Extract word for word the lines of the listing from its start to the line holding "False, True, True]", both ends kept; pictures are not part of the copy.

_Input records_.
+ + + +
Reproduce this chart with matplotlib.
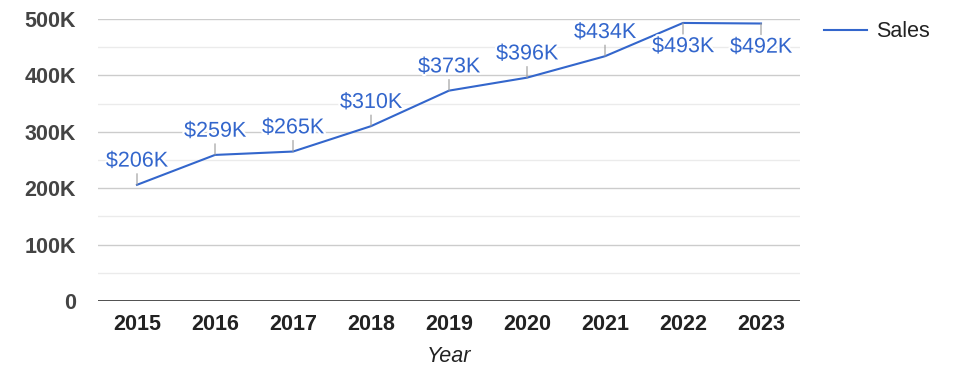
import matplotlib.pyplot as plt
import matplotlib.patheffects as pe
from matplotlib.ticker import FixedLocator

years = ["2015", "2016", "2017", "2018", "2019", "2020", "2021", "2022", "2023"]
sales = [206000, 259000, 265000, 310000, 373000, 396000, 434000, 493000, 492000]
labels = ["$206K", "$259K", "$265K", "$310K", "$373K", "$396K", "$434K", "$493K", "$492K"]
# labels drawn below the point (too close to the top)
below = [False, False, False, False, False, False, False, True, True]

plt.rcParams['font.family'] = ['Liberation Sans', 'DejaVu Sans']

blue = "#3366cc"
fs = 15.5
fig = plt.figure(figsize=(9.75, 3.78), dpi=100)
ax = fig.add_axes([98 / 975, 1 - 301 / 378, 702 / 975, 282 / 378])

x = list(range(len(years)))
ax.plot(x, sales, color=blue, lw=1.5, label="Sales", zorder=3)

for i, v in enumerate(sales):
    d = -1 if below[i] else 1
    ax.annotate("", xy=(i, v), xytext=(0, 8 * d), textcoords="offset points",
                arrowprops=dict(arrowstyle="-", color="#999999", lw=0.8,
                                shrinkA=0, shrinkB=0), zorder=4)
    ax.annotate(labels[i], xy=(i, v), xytext=(0, 9.5 * d), textcoords="offset points",
                ha="center", va="top" if below[i] else "bottom",
                fontsize=fs, color=blue, zorder=5,
                path_effects=[pe.withStroke(linewidth=3, foreground="white")])

ax.set_xlim(-0.5, len(years) - 0.5)
ax.set_ylim(0, 500000)
ax.set_xticks(x)
ax.set_xticklabels(years, fontsize=fs, fontweight="bold", color="#222222")
ax.set_yticks([0, 100000, 200000, 300000, 400000, 500000])
ax.set_yticklabels(["0", "100K", "200K", "300K", "400K", "500K"],
                   fontsize=fs, fontweight="bold", color="#444444")
ax.yaxis.set_minor_locator(FixedLocator([50000, 150000, 250000, 350000, 450000]))
ax.tick_params(axis="both", which="both", length=0)
ax.tick_params(axis="y", pad=16)
ax.tick_params(axis="x", pad=9)
ax.grid(axis="y", which="major", color="#cccccc", lw=1)
ax.grid(axis="y", which="minor", color="#ebebeb", lw=1)
ax.set_axisbelow(True)
for s in ax.spines.values():
    s.set_visible(False)
ax.axhline(0, color="#333333", lw=1.2, zorder=2)

ax.set_xlabel("Year", fontsize=fs, style="italic", color="#222222", labelpad=8)

ax.legend(loc="upper left", bbox_to_anchor=(1.006, 1.06), frameon=False,
          fontsize=fs, handlelength=2.0, handletextpad=0.45, labelcolor="#222222")

fig.savefig("out.png", dpi=100)
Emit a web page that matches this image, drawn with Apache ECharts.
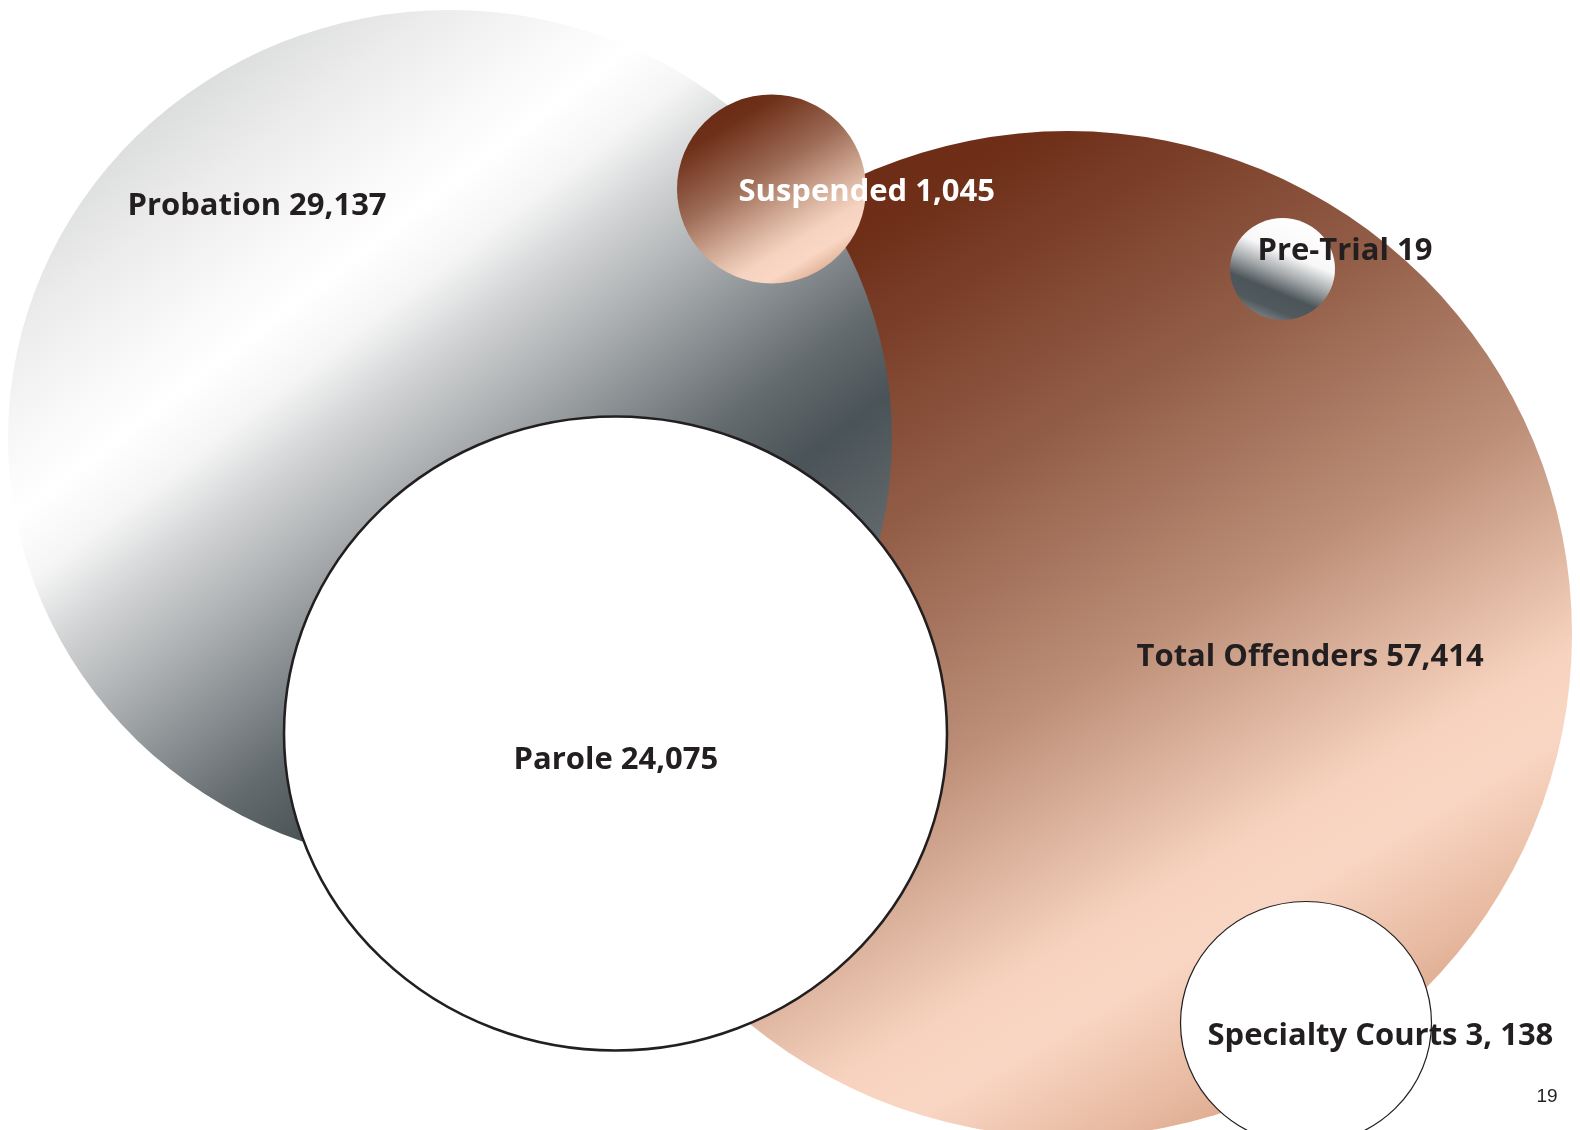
<!DOCTYPE html>
<html>
<head>
<meta charset="utf-8">
<script src="https://cdn.jsdelivr.net/npm/echarts@6/dist/echarts.min.js"></script>
<style>
  html, body { margin: 0; padding: 0; background: #ffffff; }
  #chart { width: 1580px; height: 1130px; }
</style>
</head>
<body>
<div id="chart"></div>
<script>
// ---- data ----
const names = ['Total Offenders', 'Probation', 'Suspended', 'Parole', 'Pre-Trial', 'Specialty Courts'];
const values = [57414, 29137, 1045, 24075, 19, 3138];
const valueText = ['57,414', '29,137', '1,045', '24,075', '19', '3, 138'];
const pageNumber = '19';

// ---- layout (diagram positions in axis units, sizes in px) ----
const bubbleX = [1068, 450, 771.5, 615.5, 1282.5, 1306];
const bubbleY = [634, 438, 189, 733.5, 269, 1023];
const bubbleW = [1008, 884, 189, 663, 105, 251];
const bubbleH = [1006, 856, 189, 634, 102, 243];
const labelX = [1137, 128, 739, 514, 1258, 1208];
const labelY = [658, 207, 193, 761, 251.5, 1037];
const pageX = 1537, pageY = 1097;

const LG = (x, y, x2, y2, stops) => new echarts.graphic.LinearGradient(x, y, x2, y2,
  stops.map(s => ({ offset: s[0], color: s[1] })));

const copperBig = LG(0.05, 0.086, 0.635, 1.078, [
  [0, '#6a2a14'], [0.12, '#6e2e18'], [0.35, '#925d47'], [0.55, '#bd8f78'],
  [0.65, '#dcb39d'], [0.74, '#f7d3bf'], [0.8, '#f9d6c3'], [0.9, '#e7b9a0'], [1, '#cf9677']
]);
const silverBig = LG(0.124, 0.157, 0.744, 0.942, [
  [0, '#dcdddd'], [0.1, '#ececec'], [0.2, '#f8f8f8'], [0.27, '#ffffff'], [0.34, '#f5f5f5'],
  [0.42, '#cfd1d2'], [0.5, '#b0b3b5'], [0.6, '#858b8e'], [0.68, '#646b6f'], [0.77, '#4a5357'],
  [0.9, '#62696d'], [1, '#7a8083']
]);
const copperSmall = LG(0.093, 0.154, 0.617, 1.028, [
  [0, '#6b2c16'], [0.1, '#6f3019'], [0.4, '#9c6a55'], [0.58, '#c69c86'],
  [0.7, '#e0bca9'], [0.8, '#f6d3c0'], [0.9, '#f9d7c4'], [1, '#e2b298']
]);
const silverSmall = LG(0.75, 0.05, 0.35, 1.0, [
  [0, '#ffffff'], [0.35, '#f8f8f8'], [0.55, '#a0a5a7'],
  [0.72, '#4c5559'], [0.88, '#50595d'], [1, '#7a8083']
]);

const bubbleStyles = [
  { color: copperBig },
  { color: silverBig },
  { color: copperSmall },
  { color: '#ffffff', borderColor: '#231f20', borderWidth: 2.5 },
  { color: silverSmall },
  { color: '#ffffff', borderColor: '#231f20', borderWidth: 1.2 }
];
const labelColors = ['#231f20', '#231f20', '#ffffff', '#231f20', '#231f20', '#231f20'];

const ellipse = 'path://M0,50 A50,50 0 1,1 100,50 A50,50 0 1,1 0,50 Z';

const bubbleData = names.map((n, i) => ({
  name: n,
  value: [bubbleX[i], bubbleY[i], values[i]],
  symbolSize: [bubbleW[i], bubbleH[i]],
  itemStyle: Object.assign({ opacity: 1 }, bubbleStyles[i])
}));

const labelFont = { fontFamily: 'Open Sans', fontWeight: 700, fontSize: 31 };
const labelData = names.map((n, i) => ({
  name: n,
  value: [labelX[i], labelY[i], values[i]],
  label: Object.assign({ color: labelColors[i], opacity: 1 }, labelFont),
  labelText: n + ' ' + valueText[i]
}));
labelData.push({
  name: 'page',
  value: [pageX, pageY, 0],
  label: { color: '#231f20', opacity: 1, fontFamily: 'Liberation Sans', fontWeight: 400, fontSize: 19 },
  labelText: pageNumber
});

const chart = echarts.init(document.getElementById('chart'), null, { renderer: 'canvas' });
chart.setOption({
  animation: false,
  backgroundColor: '#ffffff',
  grid: { left: 0, right: 0, top: 0, bottom: 0 },
  xAxis: { type: 'value', min: 0, max: 1580, show: false },
  yAxis: { type: 'value', min: 0, max: 1130, inverse: true, show: false },
  tooltip: { show: false },
  series: [
    {
      type: 'scatter',
      name: 'bubbles',
      symbol: ellipse,
      symbolKeepAspect: false,
      silent: true,
      clip: false,
      emphasis: { disabled: true },
      itemStyle: { opacity: 1 },
      data: bubbleData,
      z: 2
    },
    {
      type: 'scatter',
      name: 'labels',
      symbol: 'circle',
      symbolSize: 1,
      silent: true,
      clip: false,
      emphasis: { disabled: true },
      itemStyle: { color: 'rgba(0,0,0,0)', opacity: 1 },
      label: {
        show: true,
        position: [0, 0],
        align: 'left',
        verticalAlign: 'middle',
        formatter: p => labelData[p.dataIndex].labelText
      },
      data: labelData.map(d => ({ name: d.name, value: d.value, label: d.label })),
      z: 5
    }
  ]
});
</script>
</body>
</html>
+ + + +
_Solved exercise_.
Reproduce this chart with matplotlib.
import matplotlib.pyplot as plt
import matplotlib.patheffects as pe
from matplotlib.ticker import FixedLocator

years = ["2015", "2016", "2017", "2018", "2019", "2020", "2021", "2022", "2023"]
sales = [206000, 259000, 265000, 310000, 373000, 396000, 434000, 493000, 492000]
labels = ["$206K", "$259K", "$265K", "$310K", "$373K", "$396K", "$434K", "$493K", "$492K"]
# labels drawn below the point (too close to the top)
below = [False, False, False, False, False, False, False, True, True]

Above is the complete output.